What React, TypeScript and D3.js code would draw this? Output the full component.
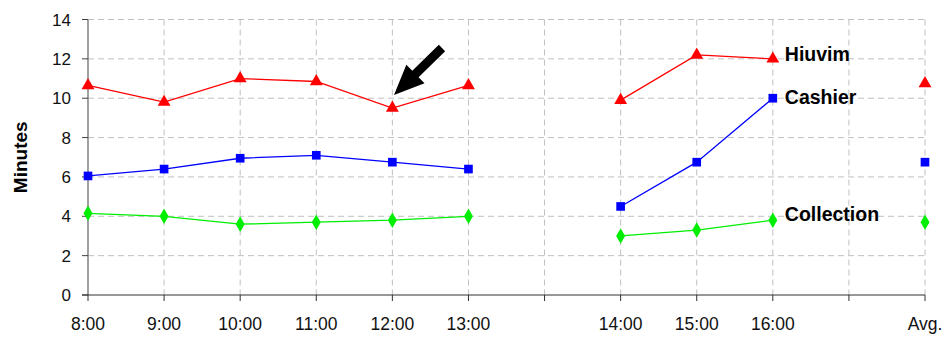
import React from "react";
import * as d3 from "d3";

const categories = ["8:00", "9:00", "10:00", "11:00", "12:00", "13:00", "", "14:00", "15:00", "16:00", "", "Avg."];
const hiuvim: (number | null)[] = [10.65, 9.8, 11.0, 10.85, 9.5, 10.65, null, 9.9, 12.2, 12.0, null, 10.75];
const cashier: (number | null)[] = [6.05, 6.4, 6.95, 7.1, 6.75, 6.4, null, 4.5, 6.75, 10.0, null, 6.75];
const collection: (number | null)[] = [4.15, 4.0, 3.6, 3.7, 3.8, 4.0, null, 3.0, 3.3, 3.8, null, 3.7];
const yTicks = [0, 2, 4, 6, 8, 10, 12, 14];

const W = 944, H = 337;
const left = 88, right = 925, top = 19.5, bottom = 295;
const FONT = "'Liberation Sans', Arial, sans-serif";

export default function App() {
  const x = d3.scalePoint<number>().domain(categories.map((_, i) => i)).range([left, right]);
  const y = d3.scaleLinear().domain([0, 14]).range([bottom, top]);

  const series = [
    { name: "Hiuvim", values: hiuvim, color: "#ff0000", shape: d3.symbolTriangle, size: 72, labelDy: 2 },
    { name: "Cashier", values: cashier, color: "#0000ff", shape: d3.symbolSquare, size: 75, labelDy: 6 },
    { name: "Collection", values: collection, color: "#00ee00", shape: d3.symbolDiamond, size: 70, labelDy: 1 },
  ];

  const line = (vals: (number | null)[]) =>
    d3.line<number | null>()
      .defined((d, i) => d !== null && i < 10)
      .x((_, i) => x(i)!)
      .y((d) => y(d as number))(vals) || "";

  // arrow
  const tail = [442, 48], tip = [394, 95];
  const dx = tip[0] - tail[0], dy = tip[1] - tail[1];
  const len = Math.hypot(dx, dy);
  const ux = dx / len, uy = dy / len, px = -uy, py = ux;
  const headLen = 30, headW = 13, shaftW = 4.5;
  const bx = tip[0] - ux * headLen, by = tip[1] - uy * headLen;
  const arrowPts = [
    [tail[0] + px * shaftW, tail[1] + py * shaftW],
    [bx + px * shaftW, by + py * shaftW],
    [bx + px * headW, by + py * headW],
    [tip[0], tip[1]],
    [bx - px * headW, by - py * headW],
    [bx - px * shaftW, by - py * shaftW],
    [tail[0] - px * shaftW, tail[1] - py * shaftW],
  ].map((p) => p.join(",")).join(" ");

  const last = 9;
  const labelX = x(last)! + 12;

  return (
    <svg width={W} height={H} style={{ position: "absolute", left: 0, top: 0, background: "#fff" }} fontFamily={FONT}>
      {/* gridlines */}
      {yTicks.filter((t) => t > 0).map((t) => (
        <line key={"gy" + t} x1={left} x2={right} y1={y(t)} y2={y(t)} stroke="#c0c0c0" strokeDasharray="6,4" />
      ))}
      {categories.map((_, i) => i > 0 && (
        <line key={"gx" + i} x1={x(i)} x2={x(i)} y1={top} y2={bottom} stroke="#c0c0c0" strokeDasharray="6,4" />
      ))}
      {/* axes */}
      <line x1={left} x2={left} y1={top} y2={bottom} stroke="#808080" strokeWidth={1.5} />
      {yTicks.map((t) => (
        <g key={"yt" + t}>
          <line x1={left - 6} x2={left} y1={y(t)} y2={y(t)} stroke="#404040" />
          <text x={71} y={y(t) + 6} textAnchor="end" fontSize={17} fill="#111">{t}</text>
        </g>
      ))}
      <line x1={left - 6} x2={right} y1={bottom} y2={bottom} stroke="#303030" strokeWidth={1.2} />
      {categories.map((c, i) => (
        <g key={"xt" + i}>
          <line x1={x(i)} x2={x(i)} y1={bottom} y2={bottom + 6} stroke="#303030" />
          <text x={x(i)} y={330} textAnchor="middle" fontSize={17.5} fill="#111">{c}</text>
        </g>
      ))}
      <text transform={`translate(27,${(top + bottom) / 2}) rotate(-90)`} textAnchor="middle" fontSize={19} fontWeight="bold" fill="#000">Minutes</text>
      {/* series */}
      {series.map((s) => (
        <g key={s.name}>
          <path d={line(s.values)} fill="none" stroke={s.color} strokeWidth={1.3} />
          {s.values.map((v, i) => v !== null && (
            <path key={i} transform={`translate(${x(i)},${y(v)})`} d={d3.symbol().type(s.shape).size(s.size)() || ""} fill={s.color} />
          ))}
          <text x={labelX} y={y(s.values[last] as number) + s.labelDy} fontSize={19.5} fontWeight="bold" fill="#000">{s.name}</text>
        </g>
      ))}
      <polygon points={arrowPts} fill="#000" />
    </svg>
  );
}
------------------------------------
- Problem
Would you set down the listing exactly, omitting pictures?

- Correct result
What React, TypeScript and D3.js code would draw this? Output the full component.
import React from "react";
import * as d3 from "d3";

const categories = ["8:00", "9:00", "10:00", "11:00", "12:00", "13:00", "", "14:00", "15:00", "16:00", "", "Avg."];
const hiuvim: (number | null)[] = [10.65, 9.8, 11.0, 10.85, 9.5, 10.65, null, 9.9, 12.2, 12.0, null, 10.75];
const cashier: (number | null)[] = [6.05, 6.4, 6.95, 7.1, 6.75, 6.4, null, 4.5, 6.75, 10.0, null, 6.75];
const collection: (number | null)[] = [4.15, 4.0, 3.6, 3.7, 3.8, 4.0, null, 3.0, 3.3, 3.8, null, 3.7];
const yTicks = [0, 2, 4, 6, 8, 10, 12, 14];

const W = 944, H = 337;
const left = 88, right = 925, top = 19.5, bottom = 295;
const FONT = "'Liberation Sans', Arial, sans-serif";

export default function App() {
  const x = d3.scalePoint<number>().domain(categories.map((_, i) => i)).range([left, right]);
  const y = d3.scaleLinear().domain([0, 14]).range([bottom, top]);

  const series = [
    { name: "Hiuvim", values: hiuvim, color: "#ff0000", shape: d3.symbolTriangle, size: 72, labelDy: 2 },
    { name: "Cashier", values: cashier, color: "#0000ff", shape: d3.symbolSquare, size: 75, labelDy: 6 },
    { name: "Collection", values: collection, color: "#00ee00", shape: d3.symbolDiamond, size: 70, labelDy: 1 },
  ];

  const line = (vals: (number | null)[]) =>
    d3.line<number | null>()
      .defined((d, i) => d !== null && i < 10)
      .x((_, i) => x(i)!)
      .y((d) => y(d as number))(vals) || "";

  // arrow
  const tail = [442, 48], tip = [394, 95];
  const dx = tip[0] - tail[0], dy = tip[1] - tail[1];
  const len = Math.hypot(dx, dy);
  const ux = dx / len, uy = dy / len, px = -uy, py = ux;
  const headLen = 30, headW = 13, shaftW = 4.5;
  const bx = tip[0] - ux * headLen, by = tip[1] - uy * headLen;
  const arrowPts = [
    [tail[0] + px * shaftW, tail[1] + py * shaftW],
    [bx + px * shaftW, by + py * shaftW],
    [bx + px * headW, by + py * headW],
    [tip[0], tip[1]],
    [bx - px * headW, by - py * headW],
    [bx - px * shaftW, by - py * shaftW],
    [tail[0] - px * shaftW, tail[1] - py * shaftW],
  ].map((p) => p.join(",")).join(" ");

  const last = 9;
  const labelX = x(last)! + 12;

  return (
    <svg width={W} height={H} style={{ position: "absolute", left: 0, top: 0, background: "#fff" }} fontFamily={FONT}>
      {/* gridlines */}
      {yTicks.filter((t) => t > 0).map((t) => (
        <line key={"gy" + t} x1={left} x2={right} y1={y(t)} y2={y(t)} stroke="#c0c0c0" strokeDasharray="6,4" />
      ))}
      {categories.map((_, i) => i > 0 && (
        <line key={"gx" + i} x1={x(i)} x2={x(i)} y1={top} y2={bottom} stroke="#c0c0c0" strokeDasharray="6,4" />
      ))}
      {/* axes */}
      <line x1={left} x2={left} y1={top} y2={bottom} stroke="#808080" strokeWidth={1.5} />
      {yTicks.map((t) => (
        <g key={"yt" + t}>
          <line x1={left - 6} x2={left} y1={y(t)} y2={y(t)} stroke="#404040" />
          <text x={71} y={y(t) + 6} textAnchor="end" fontSize={17} fill="#111">{t}</text>
        </g>
      ))}
      <line x1={left - 6} x2={right} y1={bottom} y2={bottom} stroke="#303030" strokeWidth={1.2} />
      {categories.map((c, i) => (
        <g key={"xt" + i}>
          <line x1={x(i)} x2={x(i)} y1={bottom} y2={bottom + 6} stroke="#303030" />
          <text x={x(i)} y={330} textAnchor="middle" fontSize={17.5} fill="#111">{c}</text>
        </g>
      ))}
      <text transform={`translate(27,${(top + bottom) / 2}) rotate(-90)`} textAnchor="middle" fontSize={19} fontWeight="bold" fill="#000">Minutes</text>
      {/* series */}
      {series.map((s) => (
        <g key={s.name}>
          <path d={line(s.values)} fill="none" stroke={s.color} strokeWidth={1.3} />
          {s.values.map((v, i) => v !== null && (
            <path key={i} transform={`translate(${x(i)},${y(v)})`} d={d3.symbol().type(s.shape).size(s.size)() || ""} fill={s.color} />
          ))}
          <text x={labelX} y={y(s.values[last] as number) + s.labelDy} fontSize={19.5} fontWeight="bold" fill="#000">{s.name}</text>
        </g>
      ))}
      <polygon points={arrowPts} fill="#000" />
    </svg>
  );
}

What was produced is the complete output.